> **DO THIS**: Write out each line word for word. Drop pictures.

> **DATA ROWS**:
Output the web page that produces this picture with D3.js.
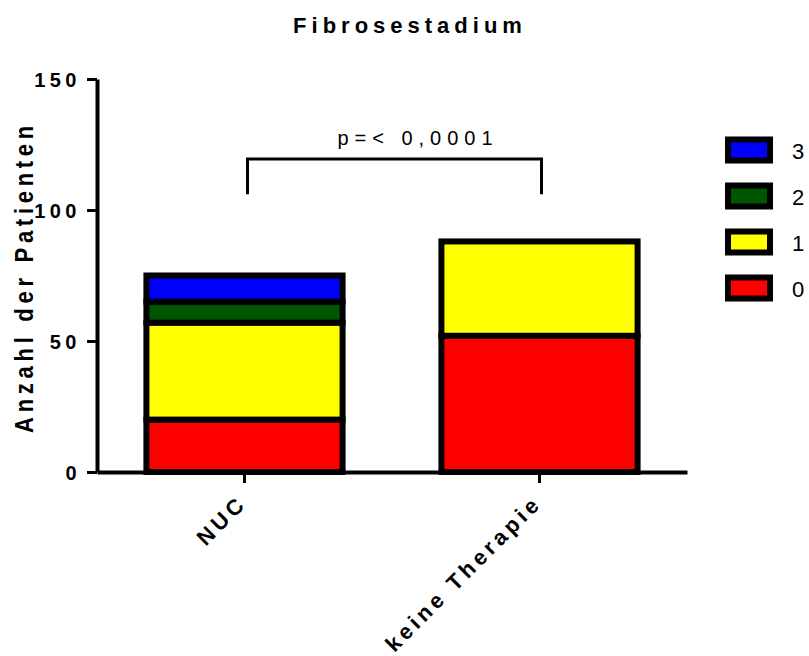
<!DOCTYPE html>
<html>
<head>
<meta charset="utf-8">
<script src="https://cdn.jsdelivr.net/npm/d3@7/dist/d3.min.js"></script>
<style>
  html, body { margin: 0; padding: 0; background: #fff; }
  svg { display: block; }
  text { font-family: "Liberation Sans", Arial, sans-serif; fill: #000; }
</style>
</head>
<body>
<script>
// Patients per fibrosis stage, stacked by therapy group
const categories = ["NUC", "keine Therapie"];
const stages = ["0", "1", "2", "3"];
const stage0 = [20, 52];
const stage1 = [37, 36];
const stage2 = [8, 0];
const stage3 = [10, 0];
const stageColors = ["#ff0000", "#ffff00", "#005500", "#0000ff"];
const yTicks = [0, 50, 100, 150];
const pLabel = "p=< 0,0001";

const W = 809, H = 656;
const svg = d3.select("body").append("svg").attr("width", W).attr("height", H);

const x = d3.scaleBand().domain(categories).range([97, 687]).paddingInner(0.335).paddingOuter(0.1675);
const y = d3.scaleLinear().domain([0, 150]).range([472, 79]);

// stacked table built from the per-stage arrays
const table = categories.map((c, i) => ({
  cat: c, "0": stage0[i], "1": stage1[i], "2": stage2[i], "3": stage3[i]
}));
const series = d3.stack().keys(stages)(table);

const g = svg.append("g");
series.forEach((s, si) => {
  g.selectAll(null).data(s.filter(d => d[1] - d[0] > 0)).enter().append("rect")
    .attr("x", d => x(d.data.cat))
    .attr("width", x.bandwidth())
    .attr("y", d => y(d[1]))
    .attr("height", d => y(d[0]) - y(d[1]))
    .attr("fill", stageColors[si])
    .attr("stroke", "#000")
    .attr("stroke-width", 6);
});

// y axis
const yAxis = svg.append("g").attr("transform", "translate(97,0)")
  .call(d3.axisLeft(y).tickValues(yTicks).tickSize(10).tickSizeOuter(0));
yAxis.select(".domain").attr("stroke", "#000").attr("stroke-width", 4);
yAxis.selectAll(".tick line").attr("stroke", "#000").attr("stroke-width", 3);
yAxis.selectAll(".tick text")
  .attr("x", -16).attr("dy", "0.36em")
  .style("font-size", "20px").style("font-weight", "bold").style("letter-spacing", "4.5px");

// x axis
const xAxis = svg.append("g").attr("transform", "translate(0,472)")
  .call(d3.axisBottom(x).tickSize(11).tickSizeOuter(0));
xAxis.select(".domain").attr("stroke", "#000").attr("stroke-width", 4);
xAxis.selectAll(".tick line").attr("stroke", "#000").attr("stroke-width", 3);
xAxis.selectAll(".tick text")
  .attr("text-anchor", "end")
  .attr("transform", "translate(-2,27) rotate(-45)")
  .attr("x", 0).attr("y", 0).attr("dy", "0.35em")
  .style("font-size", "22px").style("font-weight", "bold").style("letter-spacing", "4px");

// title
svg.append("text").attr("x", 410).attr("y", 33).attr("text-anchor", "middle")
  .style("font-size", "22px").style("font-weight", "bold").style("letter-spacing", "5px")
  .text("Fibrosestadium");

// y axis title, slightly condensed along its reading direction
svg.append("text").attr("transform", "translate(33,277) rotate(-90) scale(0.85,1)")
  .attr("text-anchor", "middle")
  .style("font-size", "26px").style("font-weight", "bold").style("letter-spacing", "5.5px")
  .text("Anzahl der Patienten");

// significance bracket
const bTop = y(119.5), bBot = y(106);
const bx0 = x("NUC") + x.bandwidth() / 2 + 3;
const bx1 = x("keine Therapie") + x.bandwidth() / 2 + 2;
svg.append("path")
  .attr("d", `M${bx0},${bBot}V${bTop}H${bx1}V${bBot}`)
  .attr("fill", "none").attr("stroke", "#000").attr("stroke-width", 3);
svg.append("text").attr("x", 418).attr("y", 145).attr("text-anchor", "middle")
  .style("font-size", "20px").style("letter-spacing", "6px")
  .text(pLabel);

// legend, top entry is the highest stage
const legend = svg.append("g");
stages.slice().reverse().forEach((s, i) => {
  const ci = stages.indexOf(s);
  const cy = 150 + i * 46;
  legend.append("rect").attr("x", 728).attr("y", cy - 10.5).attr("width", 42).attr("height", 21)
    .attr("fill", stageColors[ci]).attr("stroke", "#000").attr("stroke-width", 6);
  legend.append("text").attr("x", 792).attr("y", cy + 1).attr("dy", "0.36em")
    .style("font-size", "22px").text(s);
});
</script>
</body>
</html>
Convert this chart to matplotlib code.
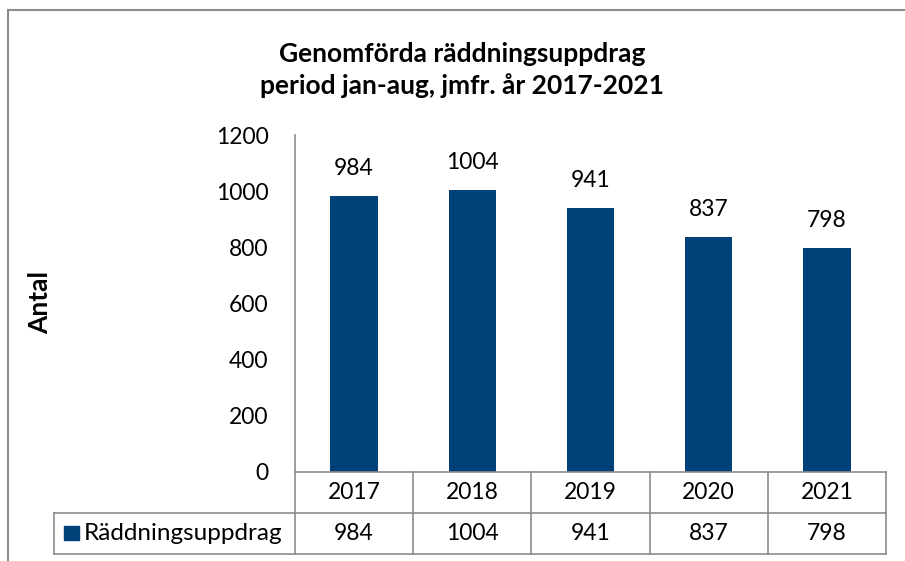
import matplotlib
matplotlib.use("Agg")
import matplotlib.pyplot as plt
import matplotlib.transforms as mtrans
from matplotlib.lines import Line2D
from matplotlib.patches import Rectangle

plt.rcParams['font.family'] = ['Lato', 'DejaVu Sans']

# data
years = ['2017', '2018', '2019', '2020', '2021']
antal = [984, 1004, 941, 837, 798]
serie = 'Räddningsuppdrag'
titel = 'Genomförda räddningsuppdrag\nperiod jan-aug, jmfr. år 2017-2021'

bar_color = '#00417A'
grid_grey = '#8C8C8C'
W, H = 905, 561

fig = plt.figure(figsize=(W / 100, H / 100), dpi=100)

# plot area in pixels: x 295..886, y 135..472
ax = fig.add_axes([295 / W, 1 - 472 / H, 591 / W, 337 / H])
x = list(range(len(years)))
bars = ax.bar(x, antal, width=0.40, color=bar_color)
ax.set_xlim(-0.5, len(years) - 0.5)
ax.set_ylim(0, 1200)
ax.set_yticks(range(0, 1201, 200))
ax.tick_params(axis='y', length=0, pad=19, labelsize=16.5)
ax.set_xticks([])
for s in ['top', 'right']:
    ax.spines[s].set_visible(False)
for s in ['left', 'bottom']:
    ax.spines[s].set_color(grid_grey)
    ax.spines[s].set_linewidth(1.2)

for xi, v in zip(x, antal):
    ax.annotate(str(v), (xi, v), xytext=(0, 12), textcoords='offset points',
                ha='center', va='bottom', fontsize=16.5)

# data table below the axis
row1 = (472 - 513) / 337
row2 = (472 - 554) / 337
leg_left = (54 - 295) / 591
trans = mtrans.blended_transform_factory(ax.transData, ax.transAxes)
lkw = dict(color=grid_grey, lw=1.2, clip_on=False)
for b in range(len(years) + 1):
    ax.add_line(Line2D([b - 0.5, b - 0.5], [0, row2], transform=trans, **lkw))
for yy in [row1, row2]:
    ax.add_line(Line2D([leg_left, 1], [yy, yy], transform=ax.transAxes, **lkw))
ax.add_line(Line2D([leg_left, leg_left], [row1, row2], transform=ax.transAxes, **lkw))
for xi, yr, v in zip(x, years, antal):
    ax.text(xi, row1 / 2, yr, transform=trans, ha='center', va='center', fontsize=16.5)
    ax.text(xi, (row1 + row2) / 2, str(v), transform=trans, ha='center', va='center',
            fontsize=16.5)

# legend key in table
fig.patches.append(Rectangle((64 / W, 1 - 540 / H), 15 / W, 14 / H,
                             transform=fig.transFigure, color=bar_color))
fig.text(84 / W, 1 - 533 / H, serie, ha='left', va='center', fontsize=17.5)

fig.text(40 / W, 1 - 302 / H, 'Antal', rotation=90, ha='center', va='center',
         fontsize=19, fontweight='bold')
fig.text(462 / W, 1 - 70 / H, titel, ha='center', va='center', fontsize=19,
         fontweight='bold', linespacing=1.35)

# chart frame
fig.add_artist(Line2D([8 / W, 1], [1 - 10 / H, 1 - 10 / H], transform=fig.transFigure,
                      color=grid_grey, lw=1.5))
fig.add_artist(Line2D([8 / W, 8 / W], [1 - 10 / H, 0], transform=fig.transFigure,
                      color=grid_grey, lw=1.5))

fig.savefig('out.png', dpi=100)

> **EXERCISE ANSWER**:
Output the web page that produces this picture with D3.js.
<!DOCTYPE html>
<html>
<head>
<meta charset="utf-8">
<script src="https://cdn.jsdelivr.net/npm/d3@7/dist/d3.min.js"></script>
<style>
  html, body { margin: 0; padding: 0; background: #fff; }
  svg { display: block; }
  text { font-family: "Liberation Sans", Arial, sans-serif; fill: #000; }
</style>
</head>
<body>
<script>
// Patients per fibrosis stage, stacked by therapy group
const categories = ["NUC", "keine Therapie"];
const stages = ["0", "1", "2", "3"];
const stage0 = [20, 52];
const stage1 = [37, 36];
const stage2 = [8, 0];
const stage3 = [10, 0];
const stageColors = ["#ff0000", "#ffff00", "#005500", "#0000ff"];
const yTicks = [0, 50, 100, 150];
const pLabel = "p=< 0,0001";

const W = 809, H = 656;
const svg = d3.select("body").append("svg").attr("width", W).attr("height", H);

const x = d3.scaleBand().domain(categories).range([97, 687]).paddingInner(0.335).paddingOuter(0.1675);
const y = d3.scaleLinear().domain([0, 150]).range([472, 79]);

// stacked table built from the per-stage arrays
const table = categories.map((c, i) => ({
  cat: c, "0": stage0[i], "1": stage1[i], "2": stage2[i], "3": stage3[i]
}));
const series = d3.stack().keys(stages)(table);

const g = svg.append("g");
series.forEach((s, si) => {
  g.selectAll(null).data(s.filter(d => d[1] - d[0] > 0)).enter().append("rect")
    .attr("x", d => x(d.data.cat))
    .attr("width", x.bandwidth())
    .attr("y", d => y(d[1]))
    .attr("height", d => y(d[0]) - y(d[1]))
    .attr("fill", stageColors[si])
    .attr("stroke", "#000")
    .attr("stroke-width", 6);
});

// y axis
const yAxis = svg.append("g").attr("transform", "translate(97,0)")
  .call(d3.axisLeft(y).tickValues(yTicks).tickSize(10).tickSizeOuter(0));
yAxis.select(".domain").attr("stroke", "#000").attr("stroke-width", 4);
yAxis.selectAll(".tick line").attr("stroke", "#000").attr("stroke-width", 3);
yAxis.selectAll(".tick text")
  .attr("x", -16).attr("dy", "0.36em")
  .style("font-size", "20px").style("font-weight", "bold").style("letter-spacing", "4.5px");

// x axis
const xAxis = svg.append("g").attr("transform", "translate(0,472)")
  .call(d3.axisBottom(x).tickSize(11).tickSizeOuter(0));
xAxis.select(".domain").attr("stroke", "#000").attr("stroke-width", 4);
xAxis.selectAll(".tick line").attr("stroke", "#000").attr("stroke-width", 3);
xAxis.selectAll(".tick text")
  .attr("text-anchor", "end")
  .attr("transform", "translate(-2,27) rotate(-45)")
  .attr("x", 0).attr("y", 0).attr("dy", "0.35em")
  .style("font-size", "22px").style("font-weight", "bold").style("letter-spacing", "4px");

// title
svg.append("text").attr("x", 410).attr("y", 33).attr("text-anchor", "middle")
  .style("font-size", "22px").style("font-weight", "bold").style("letter-spacing", "5px")
  .text("Fibrosestadium");

// y axis title, slightly condensed along its reading direction
svg.append("text").attr("transform", "translate(33,277) rotate(-90) scale(0.85,1)")
  .attr("text-anchor", "middle")
  .style("font-size", "26px").style("font-weight", "bold").style("letter-spacing", "5.5px")
  .text("Anzahl der Patienten");

// significance bracket
const bTop = y(119.5), bBot = y(106);
const bx0 = x("NUC") + x.bandwidth() / 2 + 3;
const bx1 = x("keine Therapie") + x.bandwidth() / 2 + 2;
svg.append("path")
  .attr("d", `M${bx0},${bBot}V${bTop}H${bx1}V${bBot}`)
  .attr("fill", "none").attr("stroke", "#000").attr("stroke-width", 3);
svg.append("text").attr("x", 418).attr("y", 145).attr("text-anchor", "middle")
  .style("font-size", "20px").style("letter-spacing", "6px")
  .text(pLabel);

// legend, top entry is the highest stage
const legend = svg.append("g");
stages.slice().reverse().forEach((s, i) => {
  const ci = stages.indexOf(s);
  const cy = 150 + i * 46;
  legend.append("rect").attr("x", 728).attr("y", cy - 10.5).attr("width", 42).attr("height", 21)
    .attr("fill", stageColors[ci]).attr("stroke", "#000").attr("stroke-width", 6);
  legend.append("text").attr("x", 792).attr("y", cy + 1).attr("dy", "0.36em")
    .style("font-size", "22px").text(s);
});
</script>
</body>
</html>
Convert this chart to matplotlib code.
import matplotlib
matplotlib.use("Agg")
import matplotlib.pyplot as plt
import matplotlib.transforms as mtrans
from matplotlib.lines import Line2D
from matplotlib.patches import Rectangle

plt.rcParams['font.family'] = ['Lato', 'DejaVu Sans']

# data
years = ['2017', '2018', '2019', '2020', '2021']
antal = [984, 1004, 941, 837, 798]
serie = 'Räddningsuppdrag'
titel = 'Genomförda räddningsuppdrag\nperiod jan-aug, jmfr. år 2017-2021'

bar_color = '#00417A'
grid_grey = '#8C8C8C'
W, H = 905, 561

fig = plt.figure(figsize=(W / 100, H / 100), dpi=100)

# plot area in pixels: x 295..886, y 135..472
ax = fig.add_axes([295 / W, 1 - 472 / H, 591 / W, 337 / H])
x = list(range(len(years)))
bars = ax.bar(x, antal, width=0.40, color=bar_color)
ax.set_xlim(-0.5, len(years) - 0.5)
ax.set_ylim(0, 1200)
ax.set_yticks(range(0, 1201, 200))
ax.tick_params(axis='y', length=0, pad=19, labelsize=16.5)
ax.set_xticks([])
for s in ['top', 'right']:
    ax.spines[s].set_visible(False)
for s in ['left', 'bottom']:
    ax.spines[s].set_color(grid_grey)
    ax.spines[s].set_linewidth(1.2)

for xi, v in zip(x, antal):
    ax.annotate(str(v), (xi, v), xytext=(0, 12), textcoords='offset points',
                ha='center', va='bottom', fontsize=16.5)

# data table below the axis
row1 = (472 - 513) / 337
row2 = (472 - 554) / 337
leg_left = (54 - 295) / 591
trans = mtrans.blended_transform_factory(ax.transData, ax.transAxes)
lkw = dict(color=grid_grey, lw=1.2, clip_on=False)
for b in range(len(years) + 1):
    ax.add_line(Line2D([b - 0.5, b - 0.5], [0, row2], transform=trans, **lkw))
for yy in [row1, row2]:
    ax.add_line(Line2D([leg_left, 1], [yy, yy], transform=ax.transAxes, **lkw))
ax.add_line(Line2D([leg_left, leg_left], [row1, row2], transform=ax.transAxes, **lkw))
for xi, yr, v in zip(x, years, antal):
    ax.text(xi, row1 / 2, yr, transform=trans, ha='center', va='center', fontsize=16.5)
    ax.text(xi, (row1 + row2) / 2, str(v), transform=trans, ha='center', va='center',
            fontsize=16.5)

# legend key in table
fig.patches.append(Rectangle((64 / W, 1 - 540 / H), 15 / W, 14 / H,
                             transform=fig.transFigure, color=bar_color))
fig.text(84 / W, 1 - 533 / H, serie, ha='left', va='center', fontsize=17.5)

fig.text(40 / W, 1 - 302 / H, 'Antal', rotation=90, ha='center', va='center',
         fontsize=19, fontweight='bold')
fig.text(462 / W, 1 - 70 / H, titel, ha='center', va='center', fontsize=19,
         fontweight='bold', linespacing=1.35)

# chart frame
fig.add_artist(Line2D([8 / W, 1], [1 - 10 / H, 1 - 10 / H], transform=fig.transFigure,
                      color=grid_grey, lw=1.5))
fig.add_artist(Line2D([8 / W, 8 / W], [1 - 10 / H, 0], transform=fig.transFigure,
                      color=grid_grey, lw=1.5))

fig.savefig('out.png', dpi=100)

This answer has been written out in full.